[What is required] Make an exact copy of all the material below, apart from the pictures.

:::

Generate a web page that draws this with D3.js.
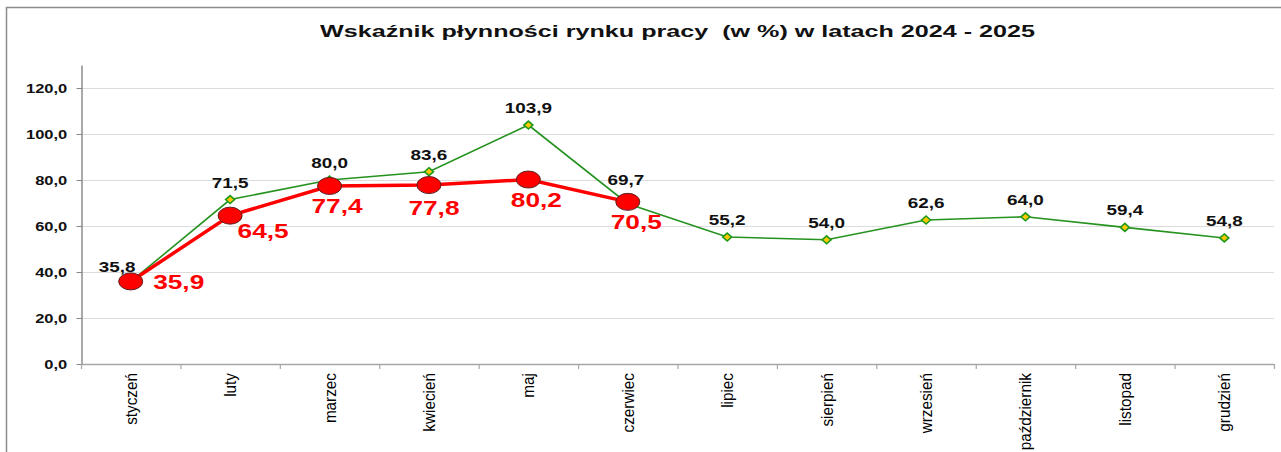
<!DOCTYPE html>
<html>
<head>
<meta charset="utf-8">
<script src="https://cdn.jsdelivr.net/npm/d3@7"></script>
<style>
  html, body { margin: 0; padding: 0; background: #ffffff; }
  svg { display: block; }
</style>
</head>
<body>
<script>
// ---- data ----
const months = ["styczeń","luty","marzec","kwiecień","maj","czerwiec","lipiec","sierpień","wrzesień","październik","listopad","grudzień"];
const values2024 = [35.8, 71.5, 80.0, 83.6, 103.9, 69.7, 55.2, 54.0, 62.6, 64.0, 59.4, 54.8];
const values2025 = [35.9, 64.5, 77.4, 77.8, 80.2, 70.5];
const yTicks = [0, 20, 40, 60, 80, 100, 120];
const title = "Wskaźnik płynności rynku pracy  (w %) w latach 2024 - 2025";

// ---- layout ----
const W = 1281, H = 452;
const plot = { left: 81, right: 1274, top: 65, bottom: 364 };
// label offsets (layout only)
const greenLabelOffset = i => i === 0 ? [-13.5, -10] : (i === 5 ? [-2, -19] : [0, -12]);
const redLabelOffset = [[48, 8], [33, 22], [7.5, 27], [5, 30], [8, 27], [8.5, 27]];

const fmt = v => v.toFixed(1).replace(".", ",");

const svg = d3.select("body").append("svg").attr("width", W).attr("height", H);
svg.append("rect").attr("width", W).attr("height", H).attr("fill", "#fff");
// frame
svg.append("rect").attr("x", 6.5).attr("y", 7.5).attr("width", W + 10).attr("height", H + 10)
  .attr("fill", "none").attr("stroke", "#8c8c8c").attr("stroke-width", 1.5);

const x = d3.scaleBand().domain(months).range([plot.left, plot.right]).padding(0);
const cx = d => x(d) + x.bandwidth() / 2;
const y = d3.scaleLinear().domain([0, 130]).range([plot.bottom, plot.top]);

// title
svg.append("text")
  .attr("xml:space", "preserve")
  .style("white-space", "pre")
  .attr("x", (plot.left + plot.right) / 2 - 357.5).attr("y", 37)
  .attr("textLength", 715).attr("lengthAdjust", "spacingAndGlyphs")
  .attr("font-family", "'Liberation Sans', Arial, sans-serif")
  .attr("font-weight", "bold").attr("font-size", 17).attr("fill", "#111")
  .text(title);

// gridlines
svg.append("g").selectAll("line").data(yTicks.filter(t => t > 0)).join("line")
  .attr("x1", plot.left).attr("x2", plot.right)
  .attr("y1", d => y(d) + 0.5).attr("y2", d => y(d) + 0.5)
  .attr("stroke", "#dcdcdc").attr("stroke-width", 1.2);

// y axis
const yAxis = svg.append("g").attr("transform", `translate(${plot.left + 0.5},0)`)
  .call(d3.axisLeft(y).tickValues(yTicks).tickFormat(fmt).tickSize(5).tickSizeOuter(0));
yAxis.select(".domain").attr("stroke", "#555").attr("stroke-width", 1);
yAxis.selectAll(".tick line").attr("stroke", "#888");
yAxis.selectAll(".tick text")
  .attr("font-family", "'Liberation Sans', Arial, sans-serif")
  .attr("font-weight", "bold").attr("font-size", 12.5).attr("fill", "#111")
  .attr("x", -10.8).attr("dy", "0.36em")
  .attr("transform", "scale(1.32,1)");

// x axis
const xg = svg.append("g");
xg.append("line").attr("x1", plot.left).attr("x2", plot.right)
  .attr("y1", plot.bottom + 0.5).attr("y2", plot.bottom + 0.5)
  .attr("stroke", "#a6a6a6").attr("stroke-width", 1.5);
const edges = months.map(m => x(m)).concat([x.range()[1]]);
xg.selectAll("line.tk").data(edges).join("line").attr("class", "tk")
  .attr("x1", d => d + 0.5).attr("x2", d => d + 0.5)
  .attr("y1", plot.bottom).attr("y2", plot.bottom + 5)
  .attr("stroke", "#a6a6a6").attr("stroke-width", 1.2);
xg.selectAll("text").data(months).join("text")
  .attr("transform", d => `translate(${cx(d)},${plot.bottom + 9}) rotate(-90) scale(0.9,1)`)
  .attr("text-anchor", "end").attr("dy", "0.35em")
  .attr("font-family", "'Liberation Sans', Arial, sans-serif")
  .attr("font-size", 17).attr("fill", "#000")
  .text(d => d);

// green series (2024)
const green = values2024.map((v, i) => ({ m: months[i], v, i }));
svg.append("path").datum(green)
  .attr("d", d3.line().x(d => cx(d.m)).y(d => y(d.v)))
  .attr("fill", "none").attr("stroke", "#25921f").attr("stroke-width", 1.6);
svg.append("g").selectAll("path").data(green).join("path")
  .attr("d", "M0,-4 L4.5,0 L0,4 L-4.5,0 Z")
  .attr("transform", d => `translate(${cx(d.m)},${y(d.v)})`)
  .attr("fill", "#ffc800").attr("stroke", "#1f9a1a").attr("stroke-width", 1.6);

// red series (2025)
const red = values2025.map((v, i) => ({ m: months[i], v, i }));
svg.append("path").datum(red)
  .attr("d", d3.line().x(d => cx(d.m)).y(d => y(d.v)))
  .attr("fill", "none").attr("stroke", "#ff0000").attr("stroke-width", 3.5);
svg.append("g").selectAll("ellipse").data(red).join("ellipse")
  .attr("cx", d => cx(d.m)).attr("cy", d => y(d.v))
  .attr("rx", 12).attr("ry", 8.5)
  .attr("fill", "#ff0000").attr("stroke", "#5a2020").attr("stroke-width", 1);

// green labels
svg.append("g").selectAll("text").data(green).join("text")
  .attr("transform", d => {
    const o = greenLabelOffset(d.i);
    return `translate(${cx(d.m) + o[0]},${y(d.v) + o[1]}) scale(1.35,1)`;
  })
  .attr("text-anchor", "middle")
  .attr("font-family", "'Liberation Sans', Arial, sans-serif")
  .attr("font-weight", "bold").attr("font-size", 14).attr("fill", "#111")
  .text(d => fmt(d.v));

// red labels
svg.append("g").selectAll("text").data(red).join("text")
  .attr("transform", d => {
    const o = redLabelOffset[d.i];
    return `translate(${cx(d.m) + o[0]},${y(d.v) + o[1]}) scale(1.25,1)`;
  })
  .attr("text-anchor", "middle")
  .attr("font-family", "'Liberation Sans', Arial, sans-serif")
  .attr("font-weight", "bold").attr("font-size", 21).attr("fill", "#ff0000")
  .text(d => fmt(d.v));
</script>
</body>
</html>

:::

[Task answer]
Generate a web page that draws this with D3.js.
<!DOCTYPE html>
<html>
<head>
<meta charset="utf-8">
<script src="https://cdn.jsdelivr.net/npm/d3@7"></script>
<style>
  html, body { margin: 0; padding: 0; background: #ffffff; }
  svg { display: block; }
</style>
</head>
<body>
<script>
// ---- data ----
const months = ["styczeń","luty","marzec","kwiecień","maj","czerwiec","lipiec","sierpień","wrzesień","październik","listopad","grudzień"];
const values2024 = [35.8, 71.5, 80.0, 83.6, 103.9, 69.7, 55.2, 54.0, 62.6, 64.0, 59.4, 54.8];
const values2025 = [35.9, 64.5, 77.4, 77.8, 80.2, 70.5];
const yTicks = [0, 20, 40, 60, 80, 100, 120];
const title = "Wskaźnik płynności rynku pracy  (w %) w latach 2024 - 2025";

// ---- layout ----
const W = 1281, H = 452;
const plot = { left: 81, right: 1274, top: 65, bottom: 364 };
// label offsets (layout only)
const greenLabelOffset = i => i === 0 ? [-13.5, -10] : (i === 5 ? [-2, -19] : [0, -12]);
const redLabelOffset = [[48, 8], [33, 22], [7.5, 27], [5, 30], [8, 27], [8.5, 27]];

const fmt = v => v.toFixed(1).replace(".", ",");

const svg = d3.select("body").append("svg").attr("width", W).attr("height", H);
svg.append("rect").attr("width", W).attr("height", H).attr("fill", "#fff");
// frame
svg.append("rect").attr("x", 6.5).attr("y", 7.5).attr("width", W + 10).attr("height", H + 10)
  .attr("fill", "none").attr("stroke", "#8c8c8c").attr("stroke-width", 1.5);

const x = d3.scaleBand().domain(months).range([plot.left, plot.right]).padding(0);
const cx = d => x(d) + x.bandwidth() / 2;
const y = d3.scaleLinear().domain([0, 130]).range([plot.bottom, plot.top]);

// title
svg.append("text")
  .attr("xml:space", "preserve")
  .style("white-space", "pre")
  .attr("x", (plot.left + plot.right) / 2 - 357.5).attr("y", 37)
  .attr("textLength", 715).attr("lengthAdjust", "spacingAndGlyphs")
  .attr("font-family", "'Liberation Sans', Arial, sans-serif")
  .attr("font-weight", "bold").attr("font-size", 17).attr("fill", "#111")
  .text(title);

// gridlines
svg.append("g").selectAll("line").data(yTicks.filter(t => t > 0)).join("line")
  .attr("x1", plot.left).attr("x2", plot.right)
  .attr("y1", d => y(d) + 0.5).attr("y2", d => y(d) + 0.5)
  .attr("stroke", "#dcdcdc").attr("stroke-width", 1.2);

// y axis
const yAxis = svg.append("g").attr("transform", `translate(${plot.left + 0.5},0)`)
  .call(d3.axisLeft(y).tickValues(yTicks).tickFormat(fmt).tickSize(5).tickSizeOuter(0));
yAxis.select(".domain").attr("stroke", "#555").attr("stroke-width", 1);
yAxis.selectAll(".tick line").attr("stroke", "#888");
yAxis.selectAll(".tick text")
  .attr("font-family", "'Liberation Sans', Arial, sans-serif")
  .attr("font-weight", "bold").attr("font-size", 12.5).attr("fill", "#111")
  .attr("x", -10.8).attr("dy", "0.36em")
  .attr("transform", "scale(1.32,1)");

// x axis
const xg = svg.append("g");
xg.append("line").attr("x1", plot.left).attr("x2", plot.right)
  .attr("y1", plot.bottom + 0.5).attr("y2", plot.bottom + 0.5)
  .attr("stroke", "#a6a6a6").attr("stroke-width", 1.5);
const edges = months.map(m => x(m)).concat([x.range()[1]]);
xg.selectAll("line.tk").data(edges).join("line").attr("class", "tk")
  .attr("x1", d => d + 0.5).attr("x2", d => d + 0.5)
  .attr("y1", plot.bottom).attr("y2", plot.bottom + 5)
  .attr("stroke", "#a6a6a6").attr("stroke-width", 1.2);
xg.selectAll("text").data(months).join("text")
  .attr("transform", d => `translate(${cx(d)},${plot.bottom + 9}) rotate(-90) scale(0.9,1)`)
  .attr("text-anchor", "end").attr("dy", "0.35em")
  .attr("font-family", "'Liberation Sans', Arial, sans-serif")
  .attr("font-size", 17).attr("fill", "#000")
  .text(d => d);

// green series (2024)
const green = values2024.map((v, i) => ({ m: months[i], v, i }));
svg.append("path").datum(green)
  .attr("d", d3.line().x(d => cx(d.m)).y(d => y(d.v)))
  .attr("fill", "none").attr("stroke", "#25921f").attr("stroke-width", 1.6);
svg.append("g").selectAll("path").data(green).join("path")
  .attr("d", "M0,-4 L4.5,0 L0,4 L-4.5,0 Z")
  .attr("transform", d => `translate(${cx(d.m)},${y(d.v)})`)
  .attr("fill", "#ffc800").attr("stroke", "#1f9a1a").attr("stroke-width", 1.6);

// red series (2025)
const red = values2025.map((v, i) => ({ m: months[i], v, i }));
svg.append("path").datum(red)
  .attr("d", d3.line().x(d => cx(d.m)).y(d => y(d.v)))
  .attr("fill", "none").attr("stroke", "#ff0000").attr("stroke-width", 3.5);
svg.append("g").selectAll("ellipse").data(red).join("ellipse")
  .attr("cx", d => cx(d.m)).attr("cy", d => y(d.v))
  .attr("rx", 12).attr("ry", 8.5)
  .attr("fill", "#ff0000").attr("stroke", "#5a2020").attr("stroke-width", 1);

// green labels
svg.append("g").selectAll("text").data(green).join("text")
  .attr("transform", d => {
    const o = greenLabelOffset(d.i);
    return `translate(${cx(d.m) + o[0]},${y(d.v) + o[1]}) scale(1.35,1)`;
  })
  .attr("text-anchor", "middle")
  .attr("font-family", "'Liberation Sans', Arial, sans-serif")
  .attr("font-weight", "bold").attr("font-size", 14).attr("fill", "#111")
  .text(d => fmt(d.v));

// red labels
svg.append("g").selectAll("text").data(red).join("text")
  .attr("transform", d => {
    const o = redLabelOffset[d.i];
    return `translate(${cx(d.m) + o[0]},${y(d.v) + o[1]}) scale(1.25,1)`;
  })
  .attr("text-anchor", "middle")
  .attr("font-family", "'Liberation Sans', Arial, sans-serif")
  .attr("font-weight", "bold").attr("font-size", 21).attr("fill", "#ff0000")
  .text(d => fmt(d.v));
</script>
</body>
</html>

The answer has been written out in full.